Job
Set the data down again, exactly as it reads, but without the pictures.

— begin —

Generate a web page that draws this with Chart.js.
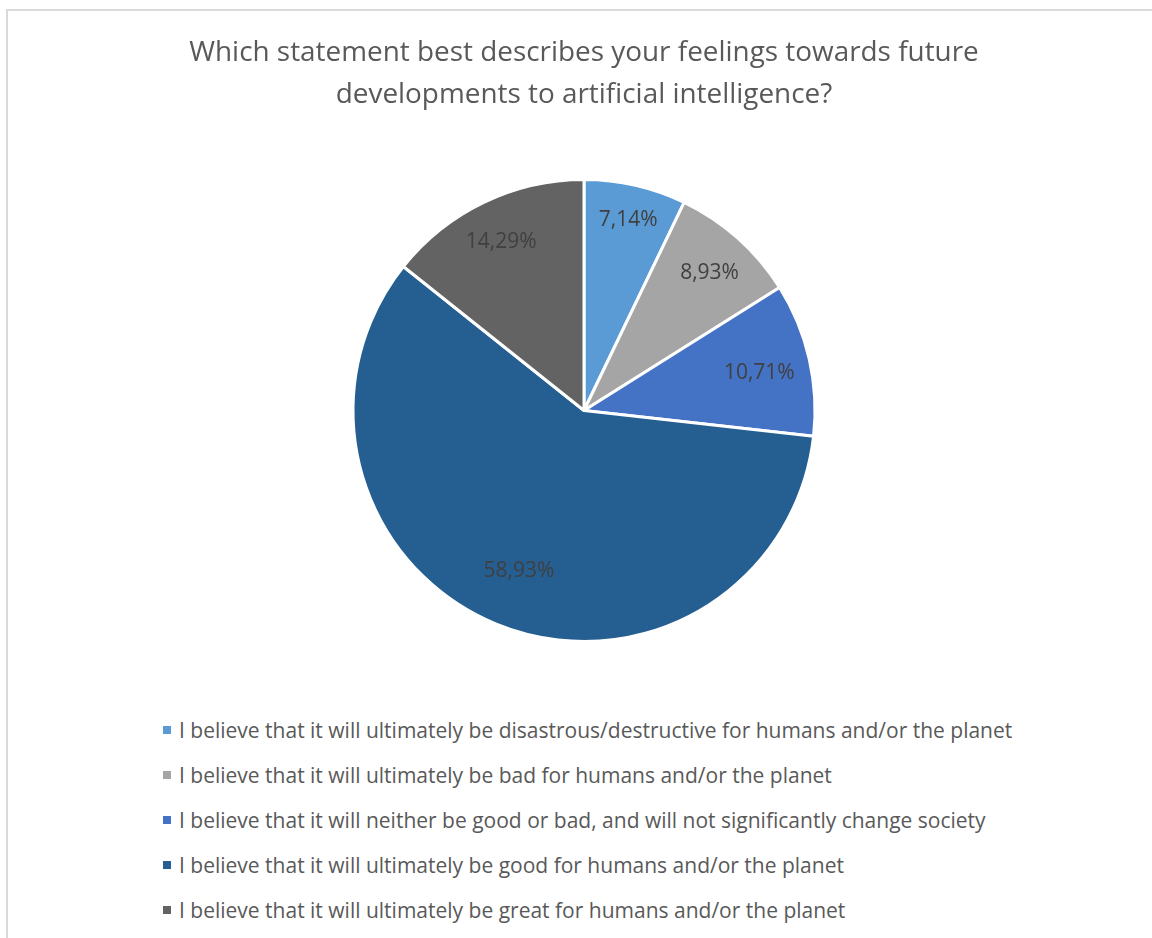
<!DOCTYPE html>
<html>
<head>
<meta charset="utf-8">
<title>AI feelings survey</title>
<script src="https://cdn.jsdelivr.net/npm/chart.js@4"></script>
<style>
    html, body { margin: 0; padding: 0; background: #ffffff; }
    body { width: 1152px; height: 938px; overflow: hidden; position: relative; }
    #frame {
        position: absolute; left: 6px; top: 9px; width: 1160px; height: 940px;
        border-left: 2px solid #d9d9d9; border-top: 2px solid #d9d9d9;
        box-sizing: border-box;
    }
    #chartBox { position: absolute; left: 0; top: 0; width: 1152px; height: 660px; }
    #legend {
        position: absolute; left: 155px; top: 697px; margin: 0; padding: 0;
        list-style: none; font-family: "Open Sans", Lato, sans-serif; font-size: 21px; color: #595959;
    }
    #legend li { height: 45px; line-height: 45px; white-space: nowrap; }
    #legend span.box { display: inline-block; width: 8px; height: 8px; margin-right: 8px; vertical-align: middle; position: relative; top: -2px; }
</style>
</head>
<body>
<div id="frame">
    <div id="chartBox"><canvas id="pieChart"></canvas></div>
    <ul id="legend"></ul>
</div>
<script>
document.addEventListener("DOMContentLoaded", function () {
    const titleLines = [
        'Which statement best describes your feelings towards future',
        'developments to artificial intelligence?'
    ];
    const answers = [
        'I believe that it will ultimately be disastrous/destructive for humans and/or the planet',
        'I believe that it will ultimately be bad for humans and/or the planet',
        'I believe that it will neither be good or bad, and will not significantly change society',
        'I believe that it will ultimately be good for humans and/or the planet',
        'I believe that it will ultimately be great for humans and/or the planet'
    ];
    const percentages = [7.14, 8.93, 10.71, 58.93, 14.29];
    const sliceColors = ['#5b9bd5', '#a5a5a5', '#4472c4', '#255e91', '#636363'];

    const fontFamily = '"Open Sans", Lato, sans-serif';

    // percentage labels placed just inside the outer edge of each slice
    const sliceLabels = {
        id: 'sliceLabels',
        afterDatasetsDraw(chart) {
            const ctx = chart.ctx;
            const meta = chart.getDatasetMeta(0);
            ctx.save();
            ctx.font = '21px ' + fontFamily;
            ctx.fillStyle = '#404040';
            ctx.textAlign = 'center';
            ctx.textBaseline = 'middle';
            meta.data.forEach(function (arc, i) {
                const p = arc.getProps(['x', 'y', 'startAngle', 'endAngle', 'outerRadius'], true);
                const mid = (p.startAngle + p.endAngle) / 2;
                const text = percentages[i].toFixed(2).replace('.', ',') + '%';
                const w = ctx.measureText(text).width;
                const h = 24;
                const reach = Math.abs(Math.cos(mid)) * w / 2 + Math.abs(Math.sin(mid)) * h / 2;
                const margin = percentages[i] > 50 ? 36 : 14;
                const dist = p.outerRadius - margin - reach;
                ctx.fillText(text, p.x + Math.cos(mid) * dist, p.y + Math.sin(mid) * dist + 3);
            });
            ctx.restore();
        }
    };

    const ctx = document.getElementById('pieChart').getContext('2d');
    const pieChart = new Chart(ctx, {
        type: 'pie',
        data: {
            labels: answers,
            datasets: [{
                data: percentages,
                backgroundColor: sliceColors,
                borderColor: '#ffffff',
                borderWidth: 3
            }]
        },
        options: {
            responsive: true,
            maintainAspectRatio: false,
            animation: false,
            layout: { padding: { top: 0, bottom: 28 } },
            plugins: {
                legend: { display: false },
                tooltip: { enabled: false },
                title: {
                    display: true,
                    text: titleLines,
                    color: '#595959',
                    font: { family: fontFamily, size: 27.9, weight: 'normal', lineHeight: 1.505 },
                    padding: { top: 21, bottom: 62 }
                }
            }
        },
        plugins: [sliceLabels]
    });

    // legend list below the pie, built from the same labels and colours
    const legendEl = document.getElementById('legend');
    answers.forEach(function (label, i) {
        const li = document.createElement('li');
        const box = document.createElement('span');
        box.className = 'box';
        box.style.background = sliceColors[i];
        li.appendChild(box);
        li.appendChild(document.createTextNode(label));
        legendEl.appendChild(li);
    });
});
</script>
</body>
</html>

— end —

Result of this task
Generate a web page that draws this with Chart.js.
<!DOCTYPE html>
<html>
<head>
<meta charset="utf-8">
<title>AI feelings survey</title>
<script src="https://cdn.jsdelivr.net/npm/chart.js@4"></script>
<style>
    html, body { margin: 0; padding: 0; background: #ffffff; }
    body { width: 1152px; height: 938px; overflow: hidden; position: relative; }
    #frame {
        position: absolute; left: 6px; top: 9px; width: 1160px; height: 940px;
        border-left: 2px solid #d9d9d9; border-top: 2px solid #d9d9d9;
        box-sizing: border-box;
    }
    #chartBox { position: absolute; left: 0; top: 0; width: 1152px; height: 660px; }
    #legend {
        position: absolute; left: 155px; top: 697px; margin: 0; padding: 0;
        list-style: none; font-family: "Open Sans", Lato, sans-serif; font-size: 21px; color: #595959;
    }
    #legend li { height: 45px; line-height: 45px; white-space: nowrap; }
    #legend span.box { display: inline-block; width: 8px; height: 8px; margin-right: 8px; vertical-align: middle; position: relative; top: -2px; }
</style>
</head>
<body>
<div id="frame">
    <div id="chartBox"><canvas id="pieChart"></canvas></div>
    <ul id="legend"></ul>
</div>
<script>
document.addEventListener("DOMContentLoaded", function () {
    const titleLines = [
        'Which statement best describes your feelings towards future',
        'developments to artificial intelligence?'
    ];
    const answers = [
        'I believe that it will ultimately be disastrous/destructive for humans and/or the planet',
        'I believe that it will ultimately be bad for humans and/or the planet',
        'I believe that it will neither be good or bad, and will not significantly change society',
        'I believe that it will ultimately be good for humans and/or the planet',
        'I believe that it will ultimately be great for humans and/or the planet'
    ];
    const percentages = [7.14, 8.93, 10.71, 58.93, 14.29];
    const sliceColors = ['#5b9bd5', '#a5a5a5', '#4472c4', '#255e91', '#636363'];

    const fontFamily = '"Open Sans", Lato, sans-serif';

    // percentage labels placed just inside the outer edge of each slice
    const sliceLabels = {
        id: 'sliceLabels',
        afterDatasetsDraw(chart) {
            const ctx = chart.ctx;
            const meta = chart.getDatasetMeta(0);
            ctx.save();
            ctx.font = '21px ' + fontFamily;
            ctx.fillStyle = '#404040';
            ctx.textAlign = 'center';
            ctx.textBaseline = 'middle';
            meta.data.forEach(function (arc, i) {
                const p = arc.getProps(['x', 'y', 'startAngle', 'endAngle', 'outerRadius'], true);
                const mid = (p.startAngle + p.endAngle) / 2;
                const text = percentages[i].toFixed(2).replace('.', ',') + '%';
                const w = ctx.measureText(text).width;
                const h = 24;
                const reach = Math.abs(Math.cos(mid)) * w / 2 + Math.abs(Math.sin(mid)) * h / 2;
                const margin = percentages[i] > 50 ? 36 : 14;
                const dist = p.outerRadius - margin - reach;
                ctx.fillText(text, p.x + Math.cos(mid) * dist, p.y + Math.sin(mid) * dist + 3);
            });
            ctx.restore();
        }
    };

    const ctx = document.getElementById('pieChart').getContext('2d');
    const pieChart = new Chart(ctx, {
        type: 'pie',
        data: {
            labels: answers,
            datasets: [{
                data: percentages,
                backgroundColor: sliceColors,
                borderColor: '#ffffff',
                borderWidth: 3
            }]
        },
        options: {
            responsive: true,
            maintainAspectRatio: false,
            animation: false,
            layout: { padding: { top: 0, bottom: 28 } },
            plugins: {
                legend: { display: false },
                tooltip: { enabled: false },
                title: {
                    display: true,
                    text: titleLines,
                    color: '#595959',
                    font: { family: fontFamily, size: 27.9, weight: 'normal', lineHeight: 1.505 },
                    padding: { top: 21, bottom: 62 }
                }
            }
        },
        plugins: [sliceLabels]
    });

    // legend list below the pie, built from the same labels and colours
    const legendEl = document.getElementById('legend');
    answers.forEach(function (label, i) {
        const li = document.createElement('li');
        const box = document.createElement('span');
        box.className = 'box';
        box.style.background = sliceColors[i];
        li.appendChild(box);
        li.appendChild(document.createTextNode(label));
        legendEl.appendChild(li);
    });
});
</script>
</body>
</html>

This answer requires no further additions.